Meses atrás, a Receita Federal lavrou autos de infração fiscal em bloco contra os senadores de Pindorama, exigindo-lhes vultoso crédito tributário decorrente da omissão de rendimentos constatada nas suas declarações do Imposto de Renda.
A malha fiscal descobriu que o 14º e o 15º salários foram pagos nos últimos anos aos 81 senadores sem a devida retenção do IR na fonte, como ocorre com o décimo terceiro salário de qualquer súdito. Os números exatos dos vultosos tributos que deixaram de ser recolhidos às burras oficiais não são conhecidos, mas, considerando o valor real desses salários, com os acréscimos de variadas gratificações, pode-se imaginar o rombo milionário causado ao erário público pelos nobres integrantes daquela casa de leis.
Diante da repercussão negativa que o assunto ganhou, alguns parlamentares, entre os quais a senadora gaúcha Ana Amélia, reconheceram o erro, que teria sido causado pelo sistema da folha de pagamento do Senado. Por isso, manifestaram a disposição de pagar o imposto, isto é, de dar a César o que de César.
Todavia, paralelamente a esse gesto individual de grandeza cívica, aquela casa legislativa, fonte pagadora dos rendimentos, anunciou que estudava uma alternativa para livrar os senadores do pagamento do tributo em questão, abrindo os cofres da Casa para quitar a obrigação tributária a cargo de seus membros.
Sobre essa iniciativa, comentamos em uma de nossas colunas que, se assim o fizesse o Senado Federal, não resta dúvida de que o escândalo ganharia novas proporções. Primeiro, porque, como o Senado não é propriedade particular, o pagador final dessa conta seria cada um de nós, míseros e indefesos contribuintes. Por outro lado, se o erro decorreu exclusivamente do sistema da folha de pagamento, nem por isso é razoável admitir que um senador da República tenha o direito de alegar ignorância das leis para cuja aprovação ele contribuiu. Afinal, ninguém do povo tem esse direito.
Em outras palavras, pode-se afirmar que, moral e legalmente, sequer as multas, menos ainda o imposto corrigido, oriundos dessa inaceitável e inusitada infração fiscal, devem ser arcadas pelos súditos, sejam eles carvoeiros, colocadores de paralelepípedos, frentistas, comerciários, industriários, aposentados, pensionistas, sanfoneiros, barnabé ou outros profissionais quaisquer entre os milhões de eleitores e contribuintes.
Dito e feito
Agora, as notícias dão conta de que o imposto devido pelos senhores senadores será mesmo, em definitivo, pago pela Casa de Ruy Barbosa. Para se ter uma idéia de quão atentatória revela-se essa deliberação às nossas leis, veja-se o que diz o artigo 121 do Código Tributário nacional:
"Art. 121. Sujeito passivo da obrigação principal é a pessoa obrigada ao pagamento de tributo ou penalidade pecuniária.

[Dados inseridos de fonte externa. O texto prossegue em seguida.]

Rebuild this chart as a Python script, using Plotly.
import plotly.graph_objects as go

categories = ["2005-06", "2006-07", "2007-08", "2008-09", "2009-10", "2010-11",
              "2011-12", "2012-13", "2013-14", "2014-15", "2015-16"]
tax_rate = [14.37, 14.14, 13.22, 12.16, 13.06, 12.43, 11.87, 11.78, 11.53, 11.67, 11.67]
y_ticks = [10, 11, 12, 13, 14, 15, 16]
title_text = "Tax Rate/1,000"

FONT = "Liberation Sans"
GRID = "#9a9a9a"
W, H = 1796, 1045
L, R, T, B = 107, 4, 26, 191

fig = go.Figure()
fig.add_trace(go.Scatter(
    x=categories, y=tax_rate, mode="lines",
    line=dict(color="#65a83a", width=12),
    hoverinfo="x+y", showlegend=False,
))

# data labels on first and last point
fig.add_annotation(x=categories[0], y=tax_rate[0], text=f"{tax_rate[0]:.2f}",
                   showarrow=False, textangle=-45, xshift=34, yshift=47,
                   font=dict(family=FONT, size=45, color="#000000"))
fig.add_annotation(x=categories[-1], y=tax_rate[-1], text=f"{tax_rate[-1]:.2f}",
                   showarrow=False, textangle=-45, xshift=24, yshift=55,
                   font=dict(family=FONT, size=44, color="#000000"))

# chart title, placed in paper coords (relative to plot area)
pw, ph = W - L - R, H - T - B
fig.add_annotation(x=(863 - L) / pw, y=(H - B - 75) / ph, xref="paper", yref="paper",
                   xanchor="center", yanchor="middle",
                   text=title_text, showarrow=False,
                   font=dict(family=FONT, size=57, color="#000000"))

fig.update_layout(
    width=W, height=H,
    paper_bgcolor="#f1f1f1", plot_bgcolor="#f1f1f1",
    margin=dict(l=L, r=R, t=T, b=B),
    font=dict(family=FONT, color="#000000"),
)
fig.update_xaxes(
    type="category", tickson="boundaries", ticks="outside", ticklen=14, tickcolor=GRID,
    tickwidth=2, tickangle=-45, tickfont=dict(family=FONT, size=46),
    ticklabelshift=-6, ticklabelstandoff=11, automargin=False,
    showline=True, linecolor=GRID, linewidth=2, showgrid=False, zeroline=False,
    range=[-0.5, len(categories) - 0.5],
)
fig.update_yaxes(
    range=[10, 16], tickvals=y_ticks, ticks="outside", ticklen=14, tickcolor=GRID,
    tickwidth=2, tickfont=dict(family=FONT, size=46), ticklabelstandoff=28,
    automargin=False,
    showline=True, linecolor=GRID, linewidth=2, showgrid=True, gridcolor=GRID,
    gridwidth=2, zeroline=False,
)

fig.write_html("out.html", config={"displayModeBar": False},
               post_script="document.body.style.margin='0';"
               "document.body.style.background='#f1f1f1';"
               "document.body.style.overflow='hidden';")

Parágrafo único. O sujeito passivo da obrigação principal diz-se:
I - contribuinte, quando tenha relação pessoal e direta com a situação que constitua o respectivo fato gerador."
Em outras palavras, o Senado, com esse "ato cooperativo", acaba de anunciar o cometimento de outro atentado, desta feita compreendendo o princípio que orienta a colaboração de todos no pagamento da gastança do Leviatã. Sem ter praticado fato gerador do Imposto de Renda, vai pagar com dinheiro público o imposto devido por 81 contribuintes cuja capacidade contributiva é notória. Como diz conhecido locutor, "isso é uma vergonha!"
Fiquemos hoje com Ruy:
"De tanto ver triunfar as nulidades, de tanto ver prosperar a desonra, de tanto ver crescer a injustiça, de tanto ver agigantarem-se os poderes nas mãos dos maus, o homem chega a desanimar da virtude, a rir-se da honra, a ter vergonha de ser honesto."